> _SHORT PROBLEM_
Return the lines that follow, exactly as they appear, from the first through the one containing "ha='left', fontsize=18, color='#404040')"; no pictures are to be included.
** start DATA LINES **
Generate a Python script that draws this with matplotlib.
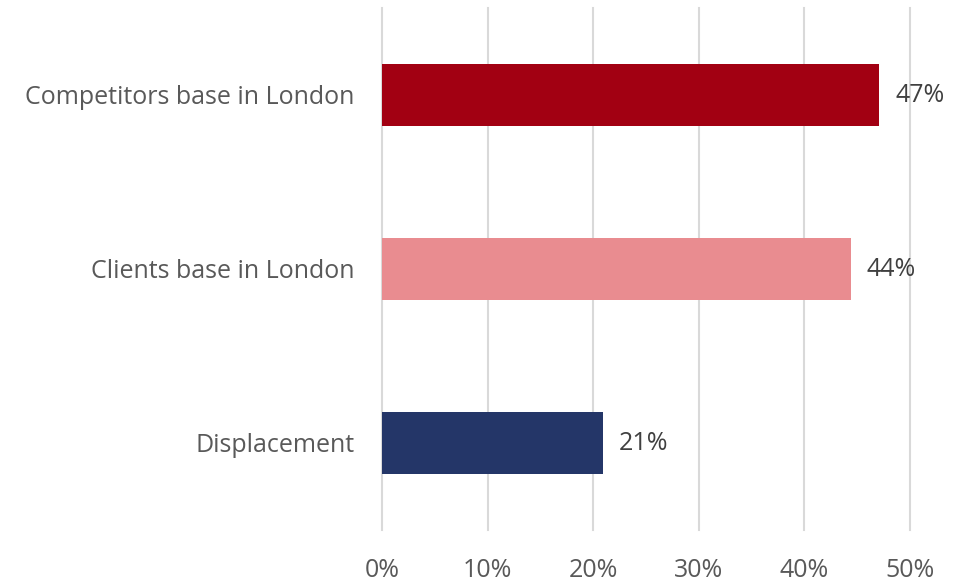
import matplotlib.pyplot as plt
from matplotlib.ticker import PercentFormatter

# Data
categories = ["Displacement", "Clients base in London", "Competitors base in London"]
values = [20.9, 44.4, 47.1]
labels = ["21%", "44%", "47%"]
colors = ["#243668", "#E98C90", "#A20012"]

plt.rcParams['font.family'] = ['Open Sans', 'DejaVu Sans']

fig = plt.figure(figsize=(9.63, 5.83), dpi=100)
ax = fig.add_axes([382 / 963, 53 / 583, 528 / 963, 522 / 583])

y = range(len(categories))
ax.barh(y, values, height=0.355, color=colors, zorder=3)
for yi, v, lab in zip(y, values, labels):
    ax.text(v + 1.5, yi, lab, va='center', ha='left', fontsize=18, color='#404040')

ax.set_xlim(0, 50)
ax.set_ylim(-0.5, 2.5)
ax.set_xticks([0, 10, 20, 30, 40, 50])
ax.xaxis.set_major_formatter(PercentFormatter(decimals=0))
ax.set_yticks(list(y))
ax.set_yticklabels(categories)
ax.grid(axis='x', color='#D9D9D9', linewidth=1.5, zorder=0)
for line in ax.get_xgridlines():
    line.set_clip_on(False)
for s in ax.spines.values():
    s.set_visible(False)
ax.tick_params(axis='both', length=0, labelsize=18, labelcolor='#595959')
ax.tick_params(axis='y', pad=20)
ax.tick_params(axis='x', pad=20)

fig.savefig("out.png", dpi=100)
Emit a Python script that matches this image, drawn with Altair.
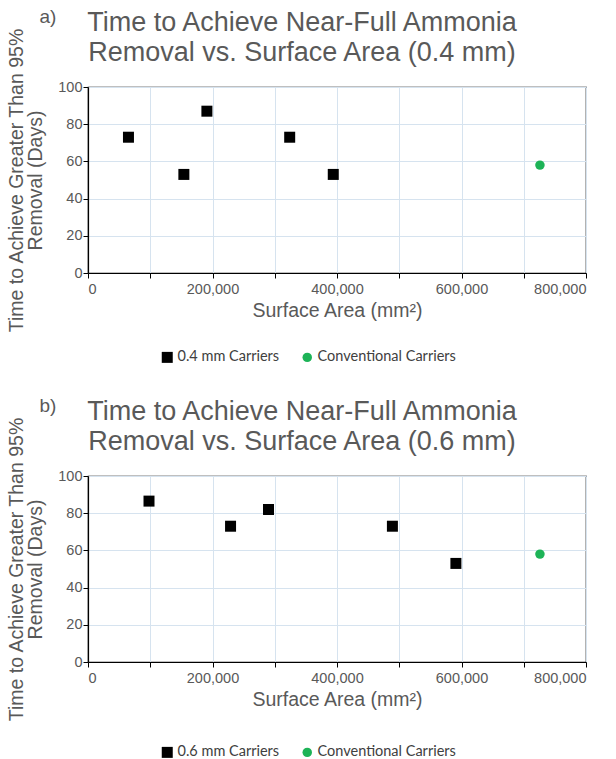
** end DATA LINES **
> _WRITTEN SOLUTION_
Generate a Python script that draws this with matplotlib.
import matplotlib.pyplot as plt
from matplotlib.ticker import PercentFormatter

# Data
categories = ["Displacement", "Clients base in London", "Competitors base in London"]
values = [20.9, 44.4, 47.1]
labels = ["21%", "44%", "47%"]
colors = ["#243668", "#E98C90", "#A20012"]

plt.rcParams['font.family'] = ['Open Sans', 'DejaVu Sans']

fig = plt.figure(figsize=(9.63, 5.83), dpi=100)
ax = fig.add_axes([382 / 963, 53 / 583, 528 / 963, 522 / 583])

y = range(len(categories))
ax.barh(y, values, height=0.355, color=colors, zorder=3)
for yi, v, lab in zip(y, values, labels):
    ax.text(v + 1.5, yi, lab, va='center', ha='left', fontsize=18, color='#404040')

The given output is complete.